• **WHAT NEEDS TO BE DONE**:
Beginning with the first line, set down every line through the one containing "0.163], [39.1, 0.195]];", exactly as it appears, but not the pictures.
** Start SUPPLIED INFORMATION **
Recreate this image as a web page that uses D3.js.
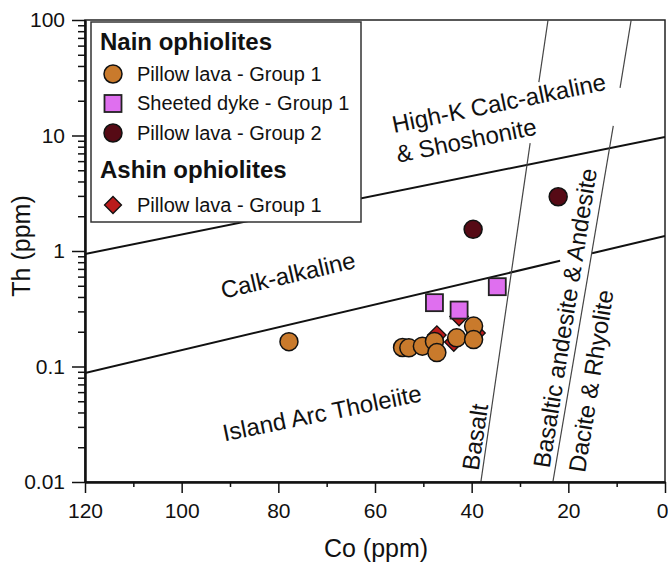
<!DOCTYPE html>
<html>
<head>
<meta charset="utf-8">
<script src="https://cdn.jsdelivr.net/npm/d3@7"></script>
<style>
  html, body { margin: 0; padding: 0; background: #fff; }
  svg { display: block; font-family: "Liberation Sans", Arial, Helvetica, sans-serif; }
</style>
</head>
<body>
<svg id="chart" width="668" height="566"></svg>
<script>
// Th vs Co discrimination diagram (values in ppm)
const coTicks = [120, 100, 80, 60, 40, 20, 0];
const coMinor = [110, 90, 70, 50, 30, 10];
const thTicks = [0.01, 0.1, 1, 10, 100];

// Samples: [Co, Th]
const nainPillowG1 = [[77.8, 0.164], [54.3, 0.146], [53.0, 0.145], [50.2, 0.150], [47.7, 0.165],
                      [47.2, 0.132], [43.1, 0.177], [39.6, 0.224], [39.6, 0.171]];
const nainDykeG1 = [[47.7, 0.357], [42.6, 0.308], [34.7, 0.491]];
const nainPillowG2 = [[39.7, 1.54], [22.1, 2.95]];
const ashinPillowG1 = [[47.2, 0.187], [42.6, 0.271], [43.7, 0.163], [39.1, 0.195]];

// Field boundaries, split where a field name sits on top of them
const lineHighK = [[[120, 0.94], [0, 9.7]]];
const lineIAT = [[[120, 0.088], [21.7, 0.822]], [[15.1, 0.957], [0, 1.35]]];
const lineBasalt = [[[24.2, 100], [26.1, 29.0]], [[27.9, 8.6], [38.1, 0.01]]];
const lineAndesite = [[[7.0, 100], [9.3, 25.8]], [[10.7, 12.1], [23.2, 0.01]]];

const colors = { orange: "#C97A2C", violet: "#DF6FEF", maroon: "#560A15", red: "#BB1B1B" };

const svg = d3.select("#chart");
const plotL = 85, plotR = 665, plotT = 20, plotB = 482;

const x = d3.scaleLinear().domain([120, 0]).range([plotL, plotR]);
const y = d3.scaleLog().domain([0.01, 100]).range([plotB, plotT]);

const thMinor = [];
for (const base of [0.01, 0.1, 1, 10]) for (let k = 2; k <= 9; k++) thMinor.push(+(base * k).toPrecision(3));

svg.append("defs").append("clipPath").attr("id", "plot")
  .append("rect").attr("x", plotL).attr("y", plotT).attr("width", plotR - plotL).attr("height", plotB - plotT);

// frame
svg.append("rect").attr("x", plotL).attr("y", plotT).attr("width", plotR - plotL).attr("height", plotB - plotT)
  .attr("fill", "none").attr("stroke", "#222").attr("stroke-width", 1.5);

const line = d3.line().x(d => x(d[0])).y(d => y(d[1]));
const gLines = svg.append("g").attr("clip-path", "url(#plot)");
gLines.selectAll("path.major").data([...lineHighK, ...lineIAT]).join("path")
  .attr("class", "major").attr("d", line).attr("fill", "none").attr("stroke", "#111").attr("stroke-width", 2);
gLines.selectAll("path.minor").data([...lineBasalt, ...lineAndesite]).join("path")
  .attr("class", "minor").attr("d", line).attr("fill", "none").attr("stroke", "#444").attr("stroke-width", 1.2);

// field names
const fieldFont = 24;
function label(txt, cx, cy, angle) {
  svg.append("text").attr("transform", `translate(${cx},${cy}) rotate(${angle})`)
    .attr("text-anchor", "middle").attr("dy", "0.35em")
    .attr("font-size", fieldFont).attr("fill", "#111").text(txt);
}
const hk = svg.append("g").attr("transform", "translate(394,133) rotate(-11.5)")
  .attr("font-size", fieldFont).attr("fill", "#111");
hk.append("text").attr("x", 0).attr("y", 0).text("High-K Calc-alkaline");
hk.append("text").attr("x", -2).attr("y", 30).text("& Shoshonite");
label("Calk-alkaline", 288, 275, -13);
label("Island Arc Tholeiite", 322, 413, -11.5);
label("Basalt", 475, 437, -81.7);
label("Basaltic andesite & Andesite", 565, 318, -81);
label("Dacite & Rhyolite", 591, 381, -81);

// markers
const gPts = svg.append("g");
const diamond = d3.symbol().type(d3.symbolSquare).size(170);
gPts.selectAll("path.ashin").data(ashinPillowG1).join("path").attr("class", "ashin")
  .attr("d", diamond).attr("transform", d => `translate(${x(d[0])},${y(d[1])}) rotate(45)`)
  .attr("fill", colors.red).attr("stroke", "#111").attr("stroke-width", 1.3);
gPts.selectAll("circle.g1").data(nainPillowG1).join("circle").attr("class", "g1")
  .attr("cx", d => x(d[0])).attr("cy", d => y(d[1])).attr("r", 9)
  .attr("fill", colors.orange).attr("stroke", "#111").attr("stroke-width", 1.5);
gPts.selectAll("rect.dyke").data(nainDykeG1).join("rect").attr("class", "dyke")
  .attr("x", d => x(d[0]) - 8.5).attr("y", d => y(d[1]) - 8.5).attr("width", 17).attr("height", 17)
  .attr("fill", colors.violet).attr("stroke", "#222").attr("stroke-width", 1.8);
gPts.selectAll("circle.g2").data(nainPillowG2).join("circle").attr("class", "g2")
  .attr("cx", d => x(d[0])).attr("cy", d => y(d[1])).attr("r", 9)
  .attr("fill", colors.maroon).attr("stroke", "#111").attr("stroke-width", 1.5);

// legend
const lg = svg.append("g");
lg.append("rect").attr("x", 91).attr("y", 22).attr("width", 270).attr("height", 200)
  .attr("fill", "#fff").attr("stroke", "#333").attr("stroke-width", 1.5);
lg.append("text").attr("x", 100).attr("y", 50).attr("font-size", 24).attr("font-weight", "bold").attr("fill", "#111").text("Nain ophiolites");
lg.append("text").attr("x", 100).attr("y", 178).attr("font-size", 24).attr("font-weight", "bold").attr("fill", "#111").text("Ashin ophiolites");
const items = [
  { t: "Pillow lava - Group 1", b: 80.5, m: "circle", c: colors.orange },
  { t: "Sheeted dyke - Group 1", b: 110, m: "square", c: colors.violet },
  { t: "Pillow lava - Group 2", b: 139.5, m: "circle", c: colors.maroon },
  { t: "Pillow lava - Group 1", b: 211.5, m: "diamond", c: colors.red }
];
items.forEach(it => {
  const cy = it.b - 6.5;
  if (it.m === "circle") lg.append("circle").attr("cx", 113).attr("cy", cy).attr("r", 9)
    .attr("fill", it.c).attr("stroke", "#111").attr("stroke-width", 1.5);
  if (it.m === "square") lg.append("rect").attr("x", 104.5).attr("y", cy - 8.5).attr("width", 17).attr("height", 17)
    .attr("fill", it.c).attr("stroke", "#222").attr("stroke-width", 1.8);
  if (it.m === "diamond") lg.append("path").attr("d", d3.symbol().type(d3.symbolSquare).size(144))
    .attr("transform", `translate(113,${cy}) rotate(45)`).attr("fill", it.c).attr("stroke", "#111").attr("stroke-width", 1.3);
  lg.append("text").attr("x", 137).attr("y", it.b).attr("font-size", 20).attr("fill", "#111").text(it.t);
});

// axes
const xMajor = svg.append("g").attr("transform", `translate(0,${plotB})`)
  .call(d3.axisBottom(x).tickValues(coTicks).tickSize(11).tickSizeOuter(0).tickPadding(10));
// keep the last label inside the page
xMajor.selectAll(".tick").filter(d => d === 0).select("text").attr("dx", -3);
svg.append("g").attr("transform", `translate(0,${plotB})`)
  .call(d3.axisBottom(x).tickValues(coMinor).tickSize(5).tickSizeOuter(0).tickFormat(""));
svg.append("g").attr("transform", `translate(${plotL},0)`)
  .call(d3.axisLeft(y).tickValues(thTicks).tickSize(13).tickSizeOuter(0).tickPadding(7).tickFormat(d => String(d)));
svg.append("g").attr("transform", `translate(${plotL},0)`)
  .call(d3.axisLeft(y).tickValues(thMinor).tickSize(7).tickSizeOuter(0).tickFormat(""));
svg.selectAll(".domain").attr("stroke", "#111").attr("stroke-width", 2);
svg.selectAll(".tick line").attr("stroke", "#111").attr("stroke-width", 1.5);
svg.selectAll(".tick text").attr("font-size", 21).attr("fill", "#111")
  .attr("font-family", "'Liberation Sans', Arial, sans-serif");

svg.append("text").attr("x", 376).attr("y", 557).attr("text-anchor", "middle")
  .attr("font-size", 25).attr("fill", "#111").text("Co (ppm)");
svg.append("text").attr("transform", "translate(30,246) rotate(-90)").attr("text-anchor", "middle")
  .attr("font-size", 25).attr("fill", "#111").text("Th (ppm)");
</script>
</body>
</html>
** End SUPPLIED INFORMATION **
• **SOLVED EXERCISE**:
Recreate this image as a web page that uses D3.js.
<!DOCTYPE html>
<html>
<head>
<meta charset="utf-8">
<script src="https://cdn.jsdelivr.net/npm/d3@7"></script>
<style>
  html, body { margin: 0; padding: 0; background: #fff; }
  svg { display: block; font-family: "Liberation Sans", Arial, Helvetica, sans-serif; }
</style>
</head>
<body>
<svg id="chart" width="668" height="566"></svg>
<script>
// Th vs Co discrimination diagram (values in ppm)
const coTicks = [120, 100, 80, 60, 40, 20, 0];
const coMinor = [110, 90, 70, 50, 30, 10];
const thTicks = [0.01, 0.1, 1, 10, 100];

// Samples: [Co, Th]
const nainPillowG1 = [[77.8, 0.164], [54.3, 0.146], [53.0, 0.145], [50.2, 0.150], [47.7, 0.165],
                      [47.2, 0.132], [43.1, 0.177], [39.6, 0.224], [39.6, 0.171]];
const nainDykeG1 = [[47.7, 0.357], [42.6, 0.308], [34.7, 0.491]];
const nainPillowG2 = [[39.7, 1.54], [22.1, 2.95]];
const ashinPillowG1 = [[47.2, 0.187], [42.6, 0.271], [43.7, 0.163], [39.1, 0.195]];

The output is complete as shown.